Сознательно морочили мне голову, чтобы я хоть что-то написал.
— К Анджеле Дэвис каждый день приходит адвокат, она пишет письма протеста, заявления для прессы, пьет кофе.
— Откуда вы знаете о кофе? Вы что, сидели с нею?
— В нашей прессе писали о том, что, издеваясь над ней, ей дают холодный кофе.
— Но ведь она прогрессивная деятельница.
Я не смог даже улыбнуться этому неотразимому аргументу. Напомнил ему о том, что Ленину давали в тюрьме молоко.
— Откуда вы это знаете?
— Читать книги надо. В книгах для детей есть рассказ о том, что Ленин писал шифровки молоком. Значит, давали ему молоко.
— Но ведь Ленин был прогрессивным деятелем.
— Удивительно, как гуманно обращаются все реакционеры с прогрессивными деятелями. Просто патология какая-то.
Подобные беседы очень быстро привели к тому, что Федосенко проникся личной ненавистью ко мне.
Как рассказывала впоследствии Тане Нина Антоновна Караванская-Строкатова, которую допрашивали по моему делу, кагебисты захлебывались именно от этой личной ненависти ко мне.
Ненависть Федосенко выросла из-за ощущения неполноценности, из-за моего явного презрения к нему. Я не оскорблял его сознательно, не издевался над ним, но, видимо, это как-то проявлялось.
Под конец следствия он стал проявлять свое отношение ко мне явно — угрозами, оскорблениями.
Он любил рассказывать о своих достижениях по раскрытию дел о сотрудниках гестапо, скрывающихся в колхозах, на заводах. Когда ему поручили какое-то дело в Черниговской области, он тут же похвастался передо мной. Вот, дескать, какие вещи мне доверяют, а вы-де считаете меня дураком!..
Как-то он стал хвалиться передо мной своими познаниями в истории.
Я спросил его с невинным видом:
— Скажите, как назывался договор с гитлеровской Германией?
Он попытался уйти от ответа. После повторения вопроса раздраженно заявил:
— Вы не занимайтесь демагогией.
— Ну, вот, видите, даже вам врут об истории. И вы боитесь попасть впросак, обнаружить свое незнание.
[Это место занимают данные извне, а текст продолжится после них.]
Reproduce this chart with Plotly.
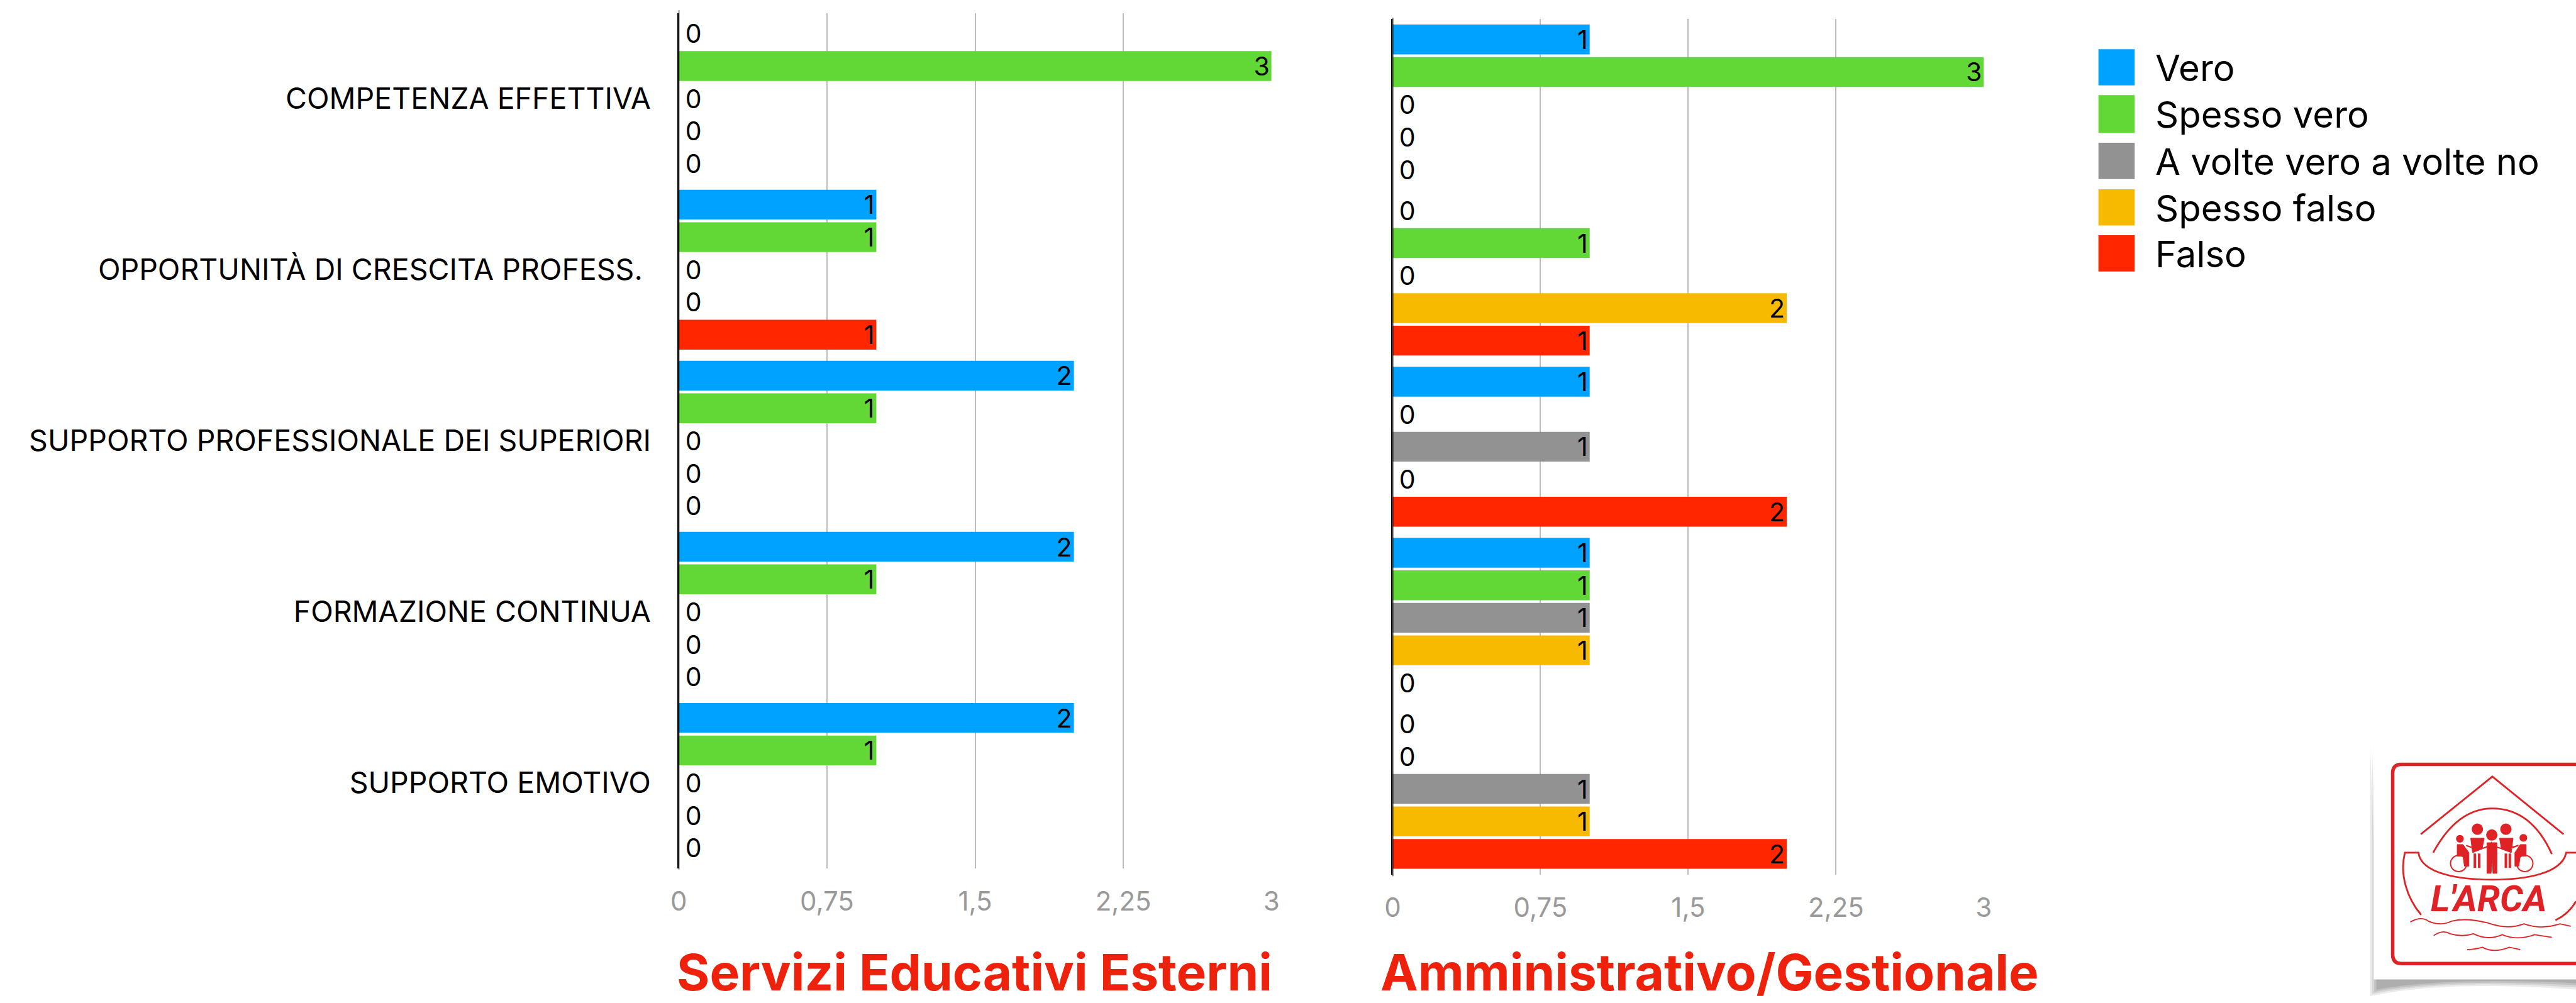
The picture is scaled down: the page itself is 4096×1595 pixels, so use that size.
import plotly.graph_objects as go

W, H = 4096, 1595
S = W / 4763

categories = ["COMPETENZA EFFETTIVA", "OPPORTUNITÀ DI CRESCITA PROFESS. ",
              "SUPPORTO PROFESSIONALE DEI SUPERIORI", "FORMAZIONE CONTINUA", "SUPPORTO EMOTIVO"]
series_names = ["Vero", "Spesso vero", "A volte vero a volte no", "Spesso falso", "Falso"]
series_colors = ["#00A2FF", "#61D836", "#929292", "#F8BA00", "#FF2600"]

educ_vero = [0, 1, 2, 2, 2]
educ_spesso_vero = [3, 1, 1, 1, 1]
educ_a_volte = [0, 0, 0, 0, 0]
educ_spesso_falso = [0, 0, 0, 0, 0]
educ_falso = [0, 1, 0, 0, 0]

amm_vero = [1, 0, 1, 1, 0]
amm_spesso_vero = [3, 1, 0, 1, 0]
amm_a_volte = [0, 0, 1, 1, 1]
amm_spesso_falso = [0, 2, 0, 1, 1]
amm_falso = [0, 1, 2, 0, 2]

tick_vals = [0, 0.75, 1.5, 2.25, 3]
tick_text = ["0", "0,75", "1,5", "2,25", "3"]

title_left = "Servizi Educativi Esterni"
title_right = "Amministrativo/Gestionale"

FONT = "Inter"
BLACK = "#000000"
GRID = "#BDBDBD"
TICK = "#999999"
TITLE = "#EE220C"
LOGO = "#DE2226"


def px(x):
    return x * S / W


def py(y):
    return 1 - y * S / H


fig = go.Figure()
panels = [
    ("x", "y", [educ_vero, educ_spesso_vero, educ_a_volte, educ_spesso_falso, educ_falso]),
    ("x2", "y2", [amm_vero, amm_spesso_vero, amm_a_volte, amm_spesso_falso, amm_falso]),
]
for xa, ya, rows in panels:
    for name, color, vals in zip(series_names, series_colors, rows):
        fig.add_trace(go.Bar(
            x=vals, y=categories, orientation="h", name=name, xaxis=xa, yaxis=ya,
            marker=dict(color=color, line=dict(width=0)), offsetgroup=name,
            text=[str(v) if v > 0 else "\u2009" + str(v) for v in vals],
            textposition=["inside" if v > 0 else "outside" for v in vals],
            insidetextanchor="end", textangle=0, cliponaxis=False,
            textfont=dict(family=FONT, size=41, color=BLACK),
            showlegend=False,
        ))

shapes = []
annotations = []


def line_path(d, color=LOGO, w=3.0, fill=None):
    s = dict(type="path", path=d, xref="paper", yref="paper", layer="above",
             line=dict(color=color, width=w))
    if fill:
        s["fillcolor"] = fill
    return s


def Z(zx, zy):
    return f"{px(4300 + zx / 3):.6f},{py(1350 + zy / 3):.6f}"


def zpath(*parts):
    out = []
    for p in parts:
        if isinstance(p, str):
            out.append(p)
        else:
            out.append(Z(*p))
    return " ".join(out)


def zcircle(cx, cy, r, color=LOGO, fill=LOGO, w=2.0):
    return dict(type="circle", xref="paper", yref="paper", layer="above",
                x0=px(4300 + (cx - r) / 3), x1=px(4300 + (cx + r) / 3),
                y0=py(1350 + (cy + r) / 3), y1=py(1350 + (cy - r) / 3),
                line=dict(color=color, width=w), fillcolor=fill)


# Axis overshoot
for xref, y0, y1 in [("x", 19, 1608), ("x2", 33, 1620)]:
    shapes.append(dict(type="line", xref=xref, yref="paper", x0=0, x1=0,
                       y0=py(y0), y1=py(y1), line=dict(color=BLACK, width=2), layer="above"))

# Legend
legend_tops = [91, 176, 264, 350, 435]
legend_bottoms = [158, 246, 331, 417, 502]
for name, color, t, b in zip(series_names, series_colors, legend_tops, legend_bottoms):
    shapes.append(dict(type="rect", xref="paper", yref="paper", x0=px(3880), x1=px(3947),
                       y0=py(b), y1=py(t), fillcolor=color, line=dict(width=0)))
    annotations.append(dict(text=name, xref="paper", yref="paper", x=px(3983), y=py((t + b) / 2 + 1),
                            xanchor="left", yanchor="middle", showarrow=False,
                            font=dict(family=FONT, size=58, color=BLACK)))

# Panel titles
annotations.append(dict(text=f"<b>{title_left}</b>", xref="paper", yref="paper", x=px(1802), y=py(1797),
                        xanchor="center", yanchor="middle", showarrow=False,
                        font=dict(family=FONT, size=80, color=TITLE)))
annotations.append(dict(text=f"<b>{title_right}</b>", xref="paper", yref="paper", x=px(3161), y=py(1797),
                        xanchor="center", yanchor="middle", showarrow=False,
                        font=dict(family=FONT, size=80, color=TITLE)))

# Logo card and shadow
for off, op in [(0, 0.12), (4, 0.14), (8, 0.16), (12, 0.18)]:
    shapes.append(dict(type="path", xref="paper", yref="paper", line=dict(width=0),
                       fillcolor=f"rgba(90,90,90,{op})",
                       path=f"M {px(4382 + off)},{py(1378 + off)} L {px(4382 + off)},{py(1842 - off)} "
                            f"Q {px(4520)},{py(1812 - off / 2)} {px(4763)},{py(1830 - off)} "
                            f"L {px(4763)},{py(1800)} L {px(4400)},{py(1800)} Z"))
shapes.append(dict(type="rect", xref="paper", yref="paper", x0=px(4389), x1=1.0,
                   y0=py(1811), y1=py(1378), fillcolor="#FFFFFF", line=dict(width=0)))

# Logo drawing
shapes.append(line_path("M " + zpath((1400, 190), "L", (420, 190), "Q", (372, 190), (372, 240),
                                     "L", (372, 1245), "Q", (372, 1295), (420, 1295), "L", (1400, 1295)), w=5.5))
shapes.append(line_path("M " + zpath((528, 578), "L", (925, 258), "L", (1320, 578)), w=2.8))
shapes.append(line_path("M " + zpath((597, 680), "C", (700, 490), (820, 435), (925, 435),
                                     "C", (1050, 435), (1170, 500), (1255, 688)), w=2.8))
shapes.append(line_path("M " + zpath((530, 1025), "C", (450, 930), (410, 800), (440, 680), "L", (515, 680),
                                     "C", (530, 800), (750, 830), (925, 830),
                                     "C", (1100, 830), (1310, 800), (1335, 680), "L", (1389, 680)), w=2.8))
shapes.append(line_path("M " + zpath((1389, 950), "Q", (1350, 1020), (1275, 1055)), w=2.8))
shapes.append(line_path("M " + zpath((470, 1065), "Q", (530, 1030), (570, 1060), "Q", (640, 1090), (700, 1060),
                                     "Q", (780, 1040), (900, 1070), "Q", (1010, 1110), (1100, 1075),
                                     "Q", (1200, 1110), (1300, 1075), "L", (1360, 1088)), w=1.8))
shapes.append(line_path("M " + zpath((600, 1140), "Q", (650, 1105), (690, 1130), "Q", (760, 1150), (820, 1130),
                                     "Q", (900, 1170), (980, 1135), "Q", (1060, 1170), (1160, 1135),
                                     "L", (1255, 1150)), w=1.8))
shapes.append(line_path("M " + zpath((785, 1218), "Q", (840, 1215), (870, 1205), "Q", (930, 1240), (1020, 1205),
                                     "L", (1080, 1218)), w=1.8))
for cx, cy, r in [(842, 550, 28), (1000, 550, 28), (922, 582, 28), (745, 603, 18), (1097, 598, 18)]:
    shapes.append(zcircle(cx, cy, r))
for cx, cy, r in [(738, 740, 45), (1105, 740, 45)]:
    shapes.append(zcircle(cx, cy, r, fill="rgba(0,0,0,0)"))
shapes.append(line_path("M " + zpath((895, 625), "L", (950, 625), "L", (950, 795), "L", (928, 795),
                                     "L", (925, 715), "L", (918, 795), "L", (895, 795), "Z"), w=1, fill=LOGO))
shapes.append(line_path("M " + zpath((805, 600), "L", (880, 600), "L", (868, 660), "L", (815, 680), "Z"), w=1, fill=LOGO))
shapes.append(line_path("M " + zpath((965, 600), "L", (1040, 600), "L", (1030, 680), "L", (975, 660), "Z"), w=1, fill=LOGO))
shapes.append(line_path("M " + zpath((780, 640), "Q", (880, 680), (920, 625), "Q", (960, 680), (1070, 640)), w=2.2))
shapes.append(line_path("M " + zpath((730, 635), "L", (762, 635), "L", (795, 680), "L", (795, 755), "L", (770, 755),
                                     "L", (762, 700), "L", (730, 700), "Z"), w=1, fill=LOGO))
shapes.append(line_path("M " + zpath((1080, 635), "L", (1112, 635), "L", (1112, 700), "L", (1080, 700),
                                     "L", (1072, 755), "L", (1050, 755), "L", (1050, 680), "Z"), w=1, fill=LOGO))
for zx in [828, 852, 1000, 1022]:
    shapes.append(line_path("M " + zpath((zx, 685), "L", (zx, 765)), w=4))
annotations.append(dict(text="<b><i>L'ARCA</i></b>", xref="paper", yref="paper",
                        x=px(4300 + 905 / 3), y=py(1350 + 935 / 3), xanchor="center", yanchor="middle",
                        showarrow=False, font=dict(family="Roboto", size=58, color=LOGO)))

x_common = dict(range=[0, 3], tickmode="array", tickvals=tick_vals, ticktext=tick_text,
                showgrid=True, gridcolor=GRID, gridwidth=2, zeroline=False, showline=False,
                ticks="", ticklabelstandoff=24, tickfont=dict(family=FONT, size=42, color=TICK),
                fixedrange=True)
y_common = dict(type="category", autorange="reversed", showgrid=False, zeroline=False,
                showline=True, linecolor=BLACK, linewidth=2, ticks="", fixedrange=True)

fig.update_layout(
    width=W, height=H, margin=dict(l=0, r=0, t=0, b=0, pad=0, autoexpand=False),
    paper_bgcolor="#FFFFFF", plot_bgcolor="rgba(0,0,0,0)",
    barmode="group", bargap=0.05, bargroupgap=0.083,
    font=dict(family=FONT),
    uniformtext=dict(minsize=41, mode="show"),
    shapes=shapes, annotations=annotations,
    xaxis=dict(domain=[px(1255), px(2351)], anchor="y", **x_common),
    yaxis=dict(domain=[py(1606), py(24)], anchor="x", categoryorder="array", categoryarray=categories,
               showticklabels=True, ticklabelstandoff=33,
               tickfont=dict(family=FONT, size=46.5, color=BLACK), **y_common),
    xaxis2=dict(domain=[px(2575), px(3668)], anchor="y2", **x_common),
    yaxis2=dict(domain=[py(1617), py(35)], anchor="x2", categoryorder="array", categoryarray=categories,
                showticklabels=False, **y_common),
)

fig.write_html("out.html", config={"displayModeBar": False},
               post_script="document.body.style.margin='0';document.body.style.overflow='hidden';")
Во время обыска у меня забрали очень много фотографий. Не желая, чтобы фотографии использовались для компрометирования людей, я записал в протокол допроса, что буду отвечать только на вопросы об общественных деятелях и своих родственниках. В частности, я хотел из категории «общественных деятелей» удалить Суровцеву и Олицкую. Очень мне не хотелось, чтобы из-за обнаруженных у меня их фотографий у них произвели обыск, их допрашивали и т. д.
Но, конечно, это им не помогло. Однажды Федосенко, ехидно улыбаясь, наслаждаясь заранее подготовленным ударом, спросил:
— Ваших уманских старушек привезти на допрос сюда или повезти вас к ним в Умань?
— Лучше очную ставку провести в Умани. Может быть, проведете допрос в Софиевском парке, где я случайно встретил Суровцеву?
— Ну, что ж, поедете в Умань…
Спрашивали о фотографиях Яна Палаха и Януша Корчака.